On Wed, Jun 02, 2004 at 10:39:27AM -0400, Victor wrote:
>
> But isn't there a benefit of getting companies to release binary module
> drivers that they would otherwise not release? There is also an added
> convenience of allowing people who are not technically proficient to
> load drivers without recompiling their kernel. Granted OpenBSD does not
> cater to that crowd, I would still think it's a useful feature.
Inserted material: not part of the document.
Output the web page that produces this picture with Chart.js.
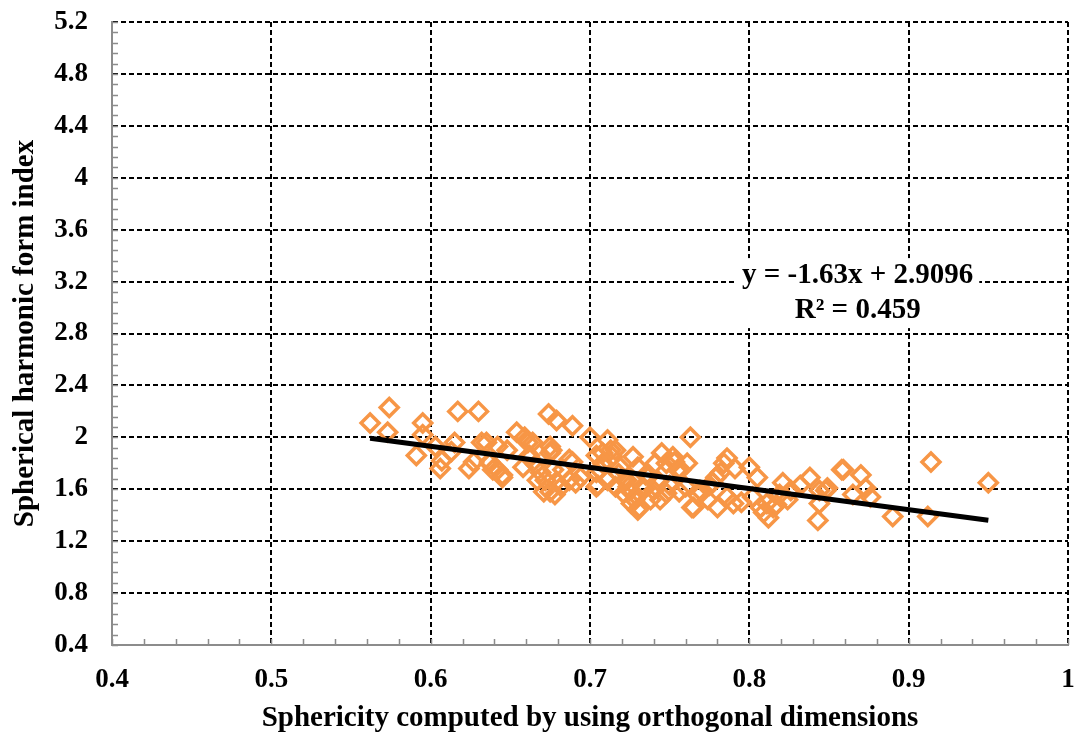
<!DOCTYPE html>
<html>
<head>
<meta charset="utf-8">
<script src="https://cdn.jsdelivr.net/npm/chart.js@4/dist/chart.umd.min.js"></script>
<style>
html,body{margin:0;padding:0;background:#fff;}
#wrap{width:1081px;height:740px;}
</style>
</head>
<body>
<div id="wrap"><canvas id="c" width="1081" height="740"></canvas></div>
<script>
// ---- data ----
const sphericity = [
0.562,0.574,0.573,0.595,0.595,0.591,0.606,0.607,0.617,0.630,0.615,0.613,0.603,0.624,0.627,
0.632,0.637,0.642,0.645,0.654,0.659,0.662,0.666,0.669,0.674,0.679,0.689,0.676,0.672,0.675,
0.683,0.687,0.691,0.700,0.704,0.706,0.705,0.661,0.664,0.675,0.675,0.642,0.648,0.635,0.637,
0.645,0.639,0.658,0.662,0.667,0.671,0.677,0.679,0.678,0.682,0.687,0.689,0.694,0.704,0.704,
0.708,0.711,0.708,0.714,0.719,0.711,0.723,0.727,0.730,0.721,0.726,0.731,0.738,0.740,0.741,
0.745,0.748,0.752,0.755,0.761,0.760,0.763,0.765,0.769,0.774,0.777,0.784,0.780,0.744,0.748,
0.733,0.716,0.713,0.716,0.722,0.725,0.728,0.730,0.735,0.750,0.753,0.757,0.764,0.775,0.779,
0.782,0.786,0.791,0.800,0.805,0.786,0.790,0.802,0.807,0.812,0.809,0.821,0.824,0.838,0.832,
0.844,0.849,0.844,0.843,0.859,0.815,0.811,0.819,0.826,0.858,0.870,0.873,0.876,0.865,0.848,
0.890,0.914,0.912,0.950,0.734,0.729,0.743,0.737,0.724,0.718,0.756,0.768,0.795,0.817
];
const formIndex = [
2.11,2.23,2.04,2.11,2.02,1.86,1.76,1.82,2.20,2.20,1.96,1.89,1.93,1.76,1.81,
1.96,1.81,1.75,1.71,2.04,2.00,1.86,1.79,1.73,2.18,2.13,2.09,1.90,1.67,1.58,
1.75,1.83,1.65,2.00,1.86,1.75,1.63,1.96,1.96,1.93,1.88,1.93,1.90,1.96,1.80,
1.69,1.75,1.77,1.84,1.67,1.58,1.75,1.66,1.56,1.62,1.67,1.81,1.69,1.62,1.73,
1.80,1.98,1.88,1.85,1.77,1.67,1.67,1.85,1.77,1.57,1.49,1.46,1.52,1.59,1.80,
1.88,1.80,1.85,1.75,1.80,1.62,2.00,1.46,1.59,1.52,1.65,1.80,1.46,1.52,1.57,
1.62,1.62,1.90,1.90,1.67,1.59,1.52,1.44,1.71,1.63,1.81,1.75,1.46,1.63,1.69,
1.73,1.84,1.76,1.77,1.69,1.54,1.49,1.54,1.46,1.38,1.42,1.65,1.52,1.69,1.63,
1.59,1.61,1.49,1.36,1.75,1.46,1.49,1.56,1.59,1.75,1.71,1.61,1.54,1.56,1.59,
1.39,1.81,1.39,1.65,1.60,1.55,1.66,1.70,1.62,1.72,1.58,1.55,1.50,1.48
];
const trendX = [0.562, 0.950];
const trendY = [1.993, 1.361];
const xTicks = [0.4, 0.5, 0.6, 0.7, 0.8, 0.9, 1.0];
const yTicks = [0.4, 0.8, 1.2, 1.6, 2.0, 2.4, 2.8, 3.2, 3.6, 4.0, 4.4, 4.8, 5.2];
const xTitle = 'Sphericity computed by using orthogonal dimensions';
const yTitle = 'Spherical harmonic form index';
const eqLines = ['y = -1.63x + 2.9096', 'R\u00B2 = 0.459'];

const FONT = '"Liberation Serif", "Times New Roman", serif';
const ORANGE = '#F79646';

const minorTicks = {
  id: 'minorTicks',
  beforeDatasetsDraw(chart) {
    const {ctx, chartArea: a, scales: {x, y}} = chart;
    ctx.save();
    ctx.strokeStyle = '#8c8c8c';
    ctx.lineWidth = 1.5;
    ctx.beginPath();
    for (let i = 0; i <= 30; i++) {
      const px = Math.round(x.getPixelForValue(0.4 + i * 0.02)) + 0.5;
      ctx.moveTo(px, a.bottom); ctx.lineTo(px, a.bottom - 6);
    }
    for (let i = 0; i <= 60; i++) {
      const py = Math.round(y.getPixelForValue(0.4 + i * 0.08)) + 0.5;
      ctx.moveTo(a.left, py); ctx.lineTo(a.left + 6, py);
    }
    ctx.stroke();
    ctx.restore();
  }
};

const eqLabel = {
  id: 'eqLabel',
  afterDatasetsDraw(chart) {
    const {ctx, scales: {x, y}} = chart;
    const cx = x.getPixelForValue(0.868);
    const cy = y.getPixelForValue(3.25);
    ctx.save();
    ctx.font = 'bold 29px ' + FONT;
    ctx.textAlign = 'center';
    ctx.textBaseline = 'middle';
    const lh = 35;
    let w = 0;
    eqLines.forEach(t => { w = Math.max(w, ctx.measureText(t).width); });
    ctx.fillStyle = '#fff';
    ctx.fillRect(cx - w / 2 - 6, cy - 17, w + 12, lh * eqLines.length);
    ctx.fillStyle = '#000';
    eqLines.forEach((t, i) => ctx.fillText(t, cx, cy + i * lh));
    ctx.restore();
  }
};

new Chart(document.getElementById('c'), {
  data: {
    datasets: [
      {
        type: 'scatter',
        data: sphericity.map((v, i) => ({x: v, y: formIndex[i]})),
        pointStyle: 'rectRot',
        pointRadius: 9,
        pointBorderWidth: 3.5,
        pointBorderColor: ORANGE,
        pointBackgroundColor: 'rgba(0,0,0,0)',
        order: 2
      },
      {
        type: 'line',
        data: trendX.map((v, i) => ({x: v, y: trendY[i]})),
        borderColor: '#000',
        borderWidth: 5,
        pointRadius: 0,
        fill: false,
        order: 1
      }
    ]
  },
  options: {
    responsive: false,
    animation: false,
    events: [],
    layout: {padding: {top: 22, right: 13, left: 0, bottom: 0}},
    plugins: {legend: {display: false}, tooltip: {enabled: false}},
    scales: {
      x: {
        type: 'linear',
        min: 0.4, max: 1.0,
        afterBuildTicks(s) { s.ticks = xTicks.map(v => ({value: v})); },
        afterFit(s) { s.height = 95; s.paddingLeft = 0; s.paddingRight = 0; },
        ticks: {
          color: '#000',
          font: {family: FONT, size: 27, weight: 'bold'},
          padding: 19,
          maxRotation: 0,
          autoSkip: false,
          callback: v => String(Math.round(v * 10) / 10)
        },
        grid: {
          color: c => (c.tick && Math.abs(c.tick.value - 0.4) < 1e-9) ? 'rgba(0,0,0,0)' : '#000',
          lineWidth: 2,
          drawTicks: false
        },
        border: {display: true, color: '#8c8c8c', width: 2, dash: [5, 3]},
        title: {
          display: true, text: xTitle, color: '#000',
          font: {family: FONT, size: 29, weight: 'bold'},
          padding: {top: 0, bottom: 4}
        }
      },
      y: {
        type: 'linear',
        min: 0.4, max: 5.2,
        afterBuildTicks(s) { s.ticks = yTicks.map(v => ({value: v})); },
        afterFit(s) { s.width = 112; s.paddingTop = 0; s.paddingBottom = 0; },
        ticks: {
          color: '#000',
          font: {family: FONT, size: 27, weight: 'bold'},
          padding: 24,
          autoSkip: false,
          callback: v => String(Math.round(v * 10) / 10)
        },
        grid: {
          color: c => (c.tick && Math.abs(c.tick.value - 0.4) < 1e-9) ? 'rgba(0,0,0,0)' : '#000',
          lineWidth: 2,
          drawTicks: false
        },
        border: {display: true, color: '#8c8c8c', width: 2, dash: [5, 3]},
        title: {
          display: true, text: yTitle, color: '#000',
          font: {family: FONT, size: 29, weight: 'bold'},
          padding: {top: 8, bottom: 0}
        }
      }
    }
  },
  plugins: [minorTicks, eqLabel]
});
</script>
</body>
</html>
Also,
> mission critical systems with huge uptimes don't like to be rebooted,

``Don't like''??? What the hell does it mean, is the operating system
working better when uptime grows? never saw that.
Uptime masturbation (sorry), again and again and again.
High availability doesn't mean big uptime.
If you can't afford a reboot, then your system is poorly designed.
That why redundancy exists, preventing some kind of denial of service.
If you can't justify a reboot, then how would you justify a hard drive
failure?

> where again loadable modules become useful. Again, openbsd does not
> cater to that crowd, but to say that there is no "convenience" in it is
> just plain wrong. It is both convenient and useful. Maybe not to you,
> and that's ok, but I think there are many reasons to support such a
feature.
>
> However, I understand that openbsd team doesn't care for this feature,
> and that's ok.
>

Of course there's a benefit: bringing more people to openbsd, like linux
and freebsd did.
But the drawback is that, at this point, they really can't ask any other
manufacturers to diclose hardware spacs so they can be supported,
everyone will ship his own binary driver you'll have to trust blindly.
Wich hurts OpenBSD too. Why would they release specs to OpenBSD if they
can provide binary drivers to Linux?

--
Linux is something for Windows haters, BSD is something for Unix lovers.